Il fogliettino che ci consegnò Claudia, insieme al suo sorriso, mi fece accorgere anche che, il parco dell’angolo, adesso si chiama “Wilfredo Lam”. Non lo sapevo. Ero a conoscenza che da un paio d’anni avevano piantato una scultura senza che sapessimo da dove fosse arrivata. Un bel giorno arrivarono con uno spettacolare spiegamento di forze e quasi letteralmente piantarono la scultura che continua ancora a rigettare terra sul parco.

Lam sarà sempre il benvenuto nelle nostre piazze, però la forma in cui ci arrivò la scultura fu quasi come se un meteorite si fosse abbattuto nel bel mezzo del parco.

Qualcosa di simile ci è successo in certi posti sacri della città in cui dalla sera alla mattina ci hanno cambiato il paesaggio, non sempre malvagiamente, ma non sempre a fin di bene.

Continuo a sentirmi combattuto tra sensazioni contrarie ogni qualvolta si piantano sculture senza che i cittadini siano partecipi di tali decisioni. Credo che il Cavallo di Troia che ci visita, ci possa aiutare a comprendere meglio l’essenza di questa freccia di bronzo che in forma di uccello, scappando verso il cielo, si erge in omaggio al pittore di tale opera straordinaria che è “La Jungla”.

Il modo in cui il Cavallo è arrivato nel nostro parco è emblematico: evocando le nostre esperienze precedenti ma sconvolgendo il mito. Armato pezzo a pezzo con l’aiuto dei vicini e accogliendo tutti nel proprio seno dalla prima notte.

Enorme ma per niente pretenzioso, contundente nella forma e nel contenuto, transitorio.

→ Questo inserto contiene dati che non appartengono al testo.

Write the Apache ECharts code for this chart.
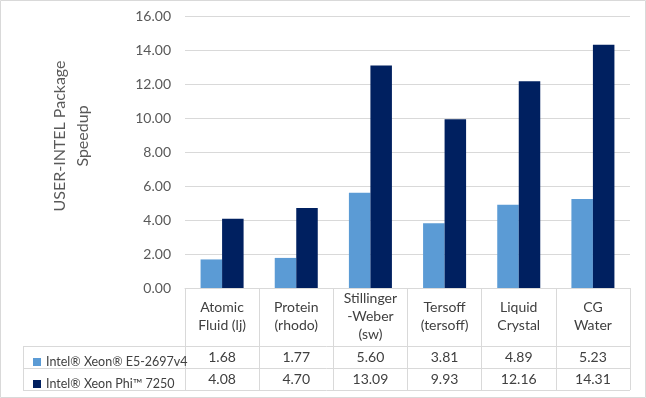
<!DOCTYPE html>
<html>
<head>
<meta charset="utf-8">
<script src="https://cdn.jsdelivr.net/npm/echarts@6/dist/echarts.min.js"></script>
<style>
html,body{margin:0;padding:0;background:#fff}
#chart{width:646px;height:398px}
</style>
</head>
<body>
<div id="chart"></div>
<script>
var categories = ['Atomic\nFluid (lj)', 'Protein\n(rhodo)', 'Stillinger\n-Weber\n(sw)', 'Tersoff\n(tersoff)', 'Liquid\nCrystal', 'CG\nWater']
var seriesNames = ['Intel® Xeon® E5-2697v4', 'Intel® Xeon Phi™ 7250']
var xeonValues = [1.68, 1.77, 5.60, 3.81, 4.89, 5.23]
var phiValues = [4.08, 4.70, 13.09, 9.93, 12.16, 14.31]
var yTicks = { min: 0, max: 16, interval: 2 }

var font = 'Lato, "Noto Sans", sans-serif'
var chart = echarts.init(document.getElementById('chart'))

// grid box, used for table lines
var gl = 185, gr = 16, gt = 16, gb = 110
var W = 646, H = 398
var tl = 23   // table left edge

function fmt(v){ return v.toFixed(2) }

function valueAxis(vals, margin){
	return {
		type: 'category',
		data: vals.map(fmt),
		position: 'bottom',
		axisLine: { show: false },
		axisTick: { show: false },
		axisLabel: {
			interval: 0, margin: margin, verticalAlign: 'middle',
			color: '#404040', fontSize: 14, fontFamily: font
		}
	}
}

var option = {
	animation: false,
	textStyle: { fontFamily: font },
	grid: { left: gl, right: gr, top: gt, bottom: gb },
	legend: {
		orient: 'vertical',
		left: 28,
		top: 350,
		itemWidth: 8,
		itemHeight: 8,
		itemGap: 8,
		icon: 'rect',
		selectedMode: false,
		textStyle: { color: '#404040', fontSize: 12.5, lineHeight: 14, fontFamily: font },
		data: seriesNames
	},
	xAxis: [
		{
			type: 'category',
			data: categories,
			axisLine: { lineStyle: { color: '#D9D9D9' } },
			axisTick: { show: true, length: 102, interval: 0, lineStyle: { color: '#D9D9D9' } },
			axisLabel: {
				interval: 0, margin: 28, verticalAlign: 'middle', lineHeight: 18,
				color: '#404040', fontSize: 14, fontFamily: font
			}
		},
		valueAxis(xeonValues, 69),
		valueAxis(phiValues, 91)
	],
	yAxis: {
		type: 'value',
		min: yTicks.min,
		max: yTicks.max,
		interval: yTicks.interval,
		name: 'USER-INTEL Package\nSpeedup',
		nameLocation: 'middle',
		nameRotate: 90,
		nameGap: 91,
		nameTextStyle: { color: '#595959', fontSize: 16, lineHeight: 23, fontFamily: font, padding: [0,0,0,32] },
		axisLine: { show: false },
		axisTick: { show: false },
		splitLine: { lineStyle: { color: '#D9D9D9' } },
		axisLabel: {
			margin: 14,
			color: '#595959', fontSize: 14, fontFamily: font,
			formatter: function(v){ return fmt(v) }
		}
	},
	series: [
		{ name: seriesNames[0], type: 'bar', data: xeonValues, barWidth: '29%', barGap: '0%', itemStyle: { color: '#5B9BD5' } },
		{ name: seriesNames[1], type: 'bar', data: phiValues, barWidth: '29%', barGap: '0%', itemStyle: { color: '#002060' } }
	],
	graphic: [
		{ type: 'rect', silent: true, shape: { x: 0.5, y: 0.5, width: W - 1, height: H - 1 }, style: { fill: 'none', stroke: '#D9D9D9' } },
		{ type: 'line', silent: true, shape: { x1: tl, y1: 346.5, x2: W - gr, y2: 346.5 }, style: { stroke: '#D9D9D9' } },
		{ type: 'line', silent: true, shape: { x1: tl, y1: 368.5, x2: W - gr, y2: 368.5 }, style: { stroke: '#D9D9D9' } },
		{ type: 'line', silent: true, shape: { x1: tl, y1: 390.5, x2: W - gr, y2: 390.5 }, style: { stroke: '#D9D9D9' } },
		{ type: 'line', silent: true, shape: { x1: tl + 0.5, y1: 346, x2: tl + 0.5, y2: 391 }, style: { stroke: '#D9D9D9' } }
	]
}

chart.setOption(option)
</script>
</body>
</html>
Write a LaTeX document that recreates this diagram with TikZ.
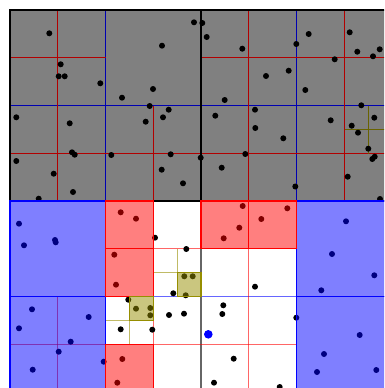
\documentclass[tikz,border=0pt]{standalone}
\usepackage{tikz}
\definecolor{mustard}{RGB}{150,142,0}
\definecolor{slab}{RGB}{128,128,128}

\begin{document}
\begin{tikzpicture}[x=1pt,y=-1pt,
  cutone/.style={draw=black,line width=1.8pt},
  cuttwo/.style={draw=blue,line width=1pt},
  cutthree/.style={draw=red,line width=1pt},
  cutfour/.style={draw=mustard,line width=1pt},
  faint/.style={draw opacity=.6},
  dim/.style={draw=#1!70!black,line width=1.2pt},
  boxone/.style={draw=black,line width=1.4pt},
  boxtwo/.style={fill=blue,fill opacity=.5,draw=blue,line width=1.4pt},
  boxthree/.style={fill=red,fill opacity=.5,draw=red,line width=1.4pt},
  boxfour/.style={fill=mustard,fill opacity=.5,draw=mustard,line width=1.4pt},
  pnt/.style={fill=black},
  query/.style={fill=blue}]
\clip (0,0) rectangle (384,388);
\fill[white] (0,0) rectangle (384,388);
\fill[slab] (10,10) rectangle (392,201);

% splits in the upper half
\draw[cuttwo,dim=blue] (105.5,10) -- (105.5,201);
\draw[cuttwo,dim=blue] (296.5,10) -- (296.5,201);
\draw[cuttwo,dim=blue] (10,105.5) -- (392,105.5);
\draw[cutthree,dim=red] (57.5,10) -- (57.5,201);
\draw[cutthree,dim=red] (10,57.5) -- (105.5,57.5);
\draw[cutthree,dim=red] (201,57.5) -- (392,57.5);
\draw[cutthree,dim=red] (10,153.5) -- (392,153.5);
\draw[cutthree,dim=red] (153.5,105.5) -- (153.5,201);
\draw[cutthree,dim=red] (248.5,10) -- (248.5,201);
\draw[cutthree,dim=red] (344.5,10) -- (344.5,201);
\draw[cutfour,dim=mustard] (368.5,105.5) -- (368.5,153.5);
\draw[cutfour,dim=mustard] (344.5,129.5) -- (392,129.5);
\draw[cutone] (201,10) -- (201,201);

% splits in the lower half
\draw[cutone,faint] (201,201) -- (201,392);
\draw[cuttwo,faint] (105.5,201) -- (105.5,392);
\draw[cuttwo,faint] (296.5,201) -- (296.5,392);
\draw[cuttwo,faint] (10,296.5) -- (392,296.5);
\draw[cutthree,faint] (57.5,296.5) -- (57.5,392);
\draw[cutthree,faint] (153.5,201) -- (153.5,392);
\draw[cutthree,faint] (248.5,201) -- (248.5,392);
\draw[cutthree,faint] (105.5,248.5) -- (296.5,248.5);
\draw[cutthree,faint] (10,344.5) -- (296.5,344.5);
\draw[cutfour,faint] (177.5,248.5) -- (177.5,296.5);
\draw[cutfour,faint] (153.5,272.5) -- (201,272.5);
\draw[cutfour,faint] (129.5,296.5) -- (129.5,344.5);
\draw[cutfour,faint] (105.5,320.5) -- (153.5,320.5);

% data points
\foreach \x/\y in {49.3/33.3, 194/22.3, 202.3/23, 162/45.7, 60.7/64.3, 58.7/76.3,
  64.7/76.3, 100.3/83.3, 153/89, 122/97.7, 149.7/106, 168.7/109.7, 163/117.3,
  145.7/121.7, 16.3/117.3, 69.7/123.3, 72/152.3, 74.7/154.7, 111.3/155,
  170.7/154.3, 200.7/157.7, 16.3/161, 53.7/173.7, 161.7/169.7, 183/183.3,
  73/192, 38.7/198.7, 206.7/37, 242.3/48.7, 308.7/34, 296.3/44, 349.7/32.3,
  357.3/51.7, 373/56.3, 379.7/49.3, 334.7/59.3, 266/76, 288.7/70.7, 305.3/90,
  224.7/100, 215.3/115.7, 255/109.7, 255.3/128, 283.3/138.3, 330.7/120.3,
  361.3/105.3, 374.3/117.7, 351.7/125.7, 358/132.7, 368.3/148.7, 374.7/156.7,
  372.3/159, 245.3/154, 221.7/167.7, 347.7/176.7, 295.3/186.5, 380/199,
  19/223.7, 24/245.3, 55/240, 55.7/242.3, 120.7/212.3, 136/218.7, 155/237.7,
  114.3/254.7, 116/284.7, 186.3/249, 184.3/276.3, 192.7/276.3, 173.3/293.3,
  185.7/295.3, 128.3/299.7, 136/308.7, 150.3/308, 150.3/315.3, 169/315,
  184/313.7, 120.7/329.3, 152.3/329.7, 32/309.3, 19/328.3, 88.7/317,
  70.7/341.7, 58.7/351.7, 103.7/361.7, 32.7/369.7, 122.3/359, 117.3/382.7,
  242.7/206, 287.3/208.3, 261.3/219, 239.3/227.7, 223.7/238.3, 346/221.3,
  332/254, 374.3/275.3, 321.3/290.3, 255/286.7, 223.3/305.3, 222.3/314,
  296.3/317.7, 359.7/335, 324/354, 317/372, 376.3/370, 233.7/358.7,
  214/382.7, 279.7/387}
  \fill[pnt] (\x,\y) circle (3pt);

% pruned cells
\draw[boxone] (10,10) rectangle (392,201);
\path[boxtwo] (10,201) rectangle (105.5,296.5);
\path[boxtwo] (10,296.5) rectangle (105.5,392);
\path[boxtwo] (296.5,201) rectangle (392,296.5);
\path[boxtwo] (296.5,296.5) rectangle (392,392);
\path[boxthree] (105.5,201) rectangle (153.5,248.5);
\path[boxthree] (105.5,248.5) rectangle (153.5,296.5);
\path[boxthree] (201,201) rectangle (248.5,248.5);
\path[boxthree] (248.5,201) rectangle (296.5,248.5);
\path[boxthree] (105.5,344.5) rectangle (153.5,392);
\path[boxfour] (177.5,272.5) rectangle (201,296.5);
\path[boxfour] (129.5,296.5) rectangle (153.5,320.5);

% query
\fill[query] (208.3,334.3) circle (4.3pt);
\end{tikzpicture}
\end{document}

Il Cavallo che si trova nel parco di 15 y 16 nel Vedado, all’Avana, ci ha fatto pensare, ci sorprende e ci aiuta tra le altre cose , a cercare di comprendere qualche intruso. Ci chiede di non abbandonare i sogni, che siamo disposti a ricevere e a regalare, a meravigliarci come eterni bambini e a lottare per le cose nelle quali crediamo e che vale la pena condividere con gli altri.